What is one pastry that you can’t live without?

I absolutely cannot live without peach cobbler. I was walking through our produce department and saw peaches, so I am quite excited to make some cobbler from scratch!!

In your opinion, what is a Haggen find that most people aren’t familiar with?

There are so many great ingredients out there in our stores! Deli is offering honey comb which is a great accompaniment to a cheese board, produce has dragon fruit that would make a great sorbet and the meat department has kobe beef! It seems everybody has some amount of “foodie” in them and a curiosity to create dishes within their home, and Haggen fuels the ability to allow our customers to have access to these wonderful items.

How is Haggen’s bakery different from other experiences you’ve had in the past?

I am impressed with our cakes.  They aren’t just typical buttercream cupcakes…these cakes are works of art!  I love that the bakery employees are proud of what they are doing because they are making these items themselves. I am seeing baguette’s from scratch, donuts being freshly fried, and cinnamon rolls and bread being formed by hand. 

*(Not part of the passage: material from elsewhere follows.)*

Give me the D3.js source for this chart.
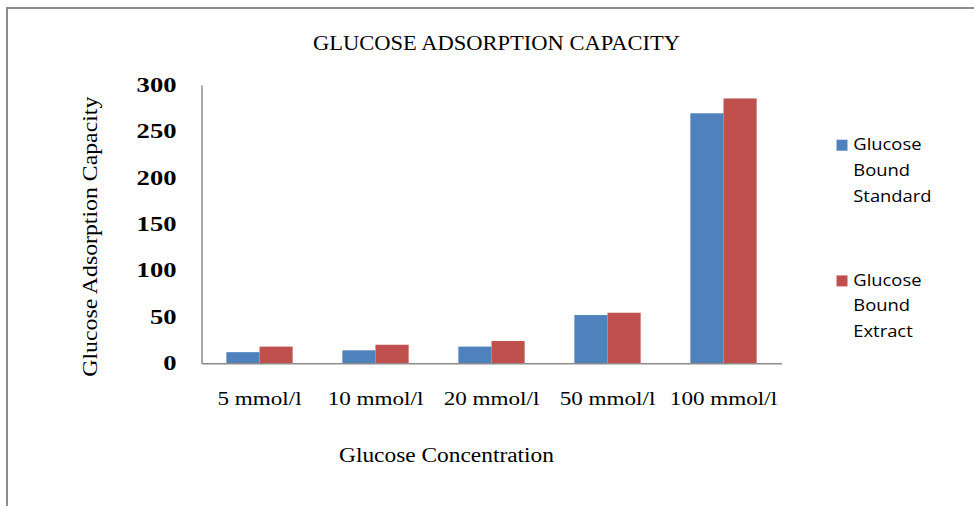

Please share your favorite Summer recipe:

Chilled Grilled Summer Vegetable and Orzo Salad: 4 servings
 Vinaigrette
Slice zucchini, yellow squash and red onion into 1/2 inch slices lengthwise. Add in asparagus. Toss in olive oil to lightly coat and season with salt and pepper.  Grill until vegetables begin to get tender and grill marks are achieved. Remove vegetables and cool down in refrigerator. Cube grilled veggies.
 
Make vinaigrette by whisking together lemon juice, honey and mustard. Drizzle in olive oil while whisking and when done add cubed veggies and coat. Add in cooked orzo pasta, feta cheese and chopped fresh parsley.
 
Hope you all enjoy this recipe Chanel shared. We are very lucky to have her on our side!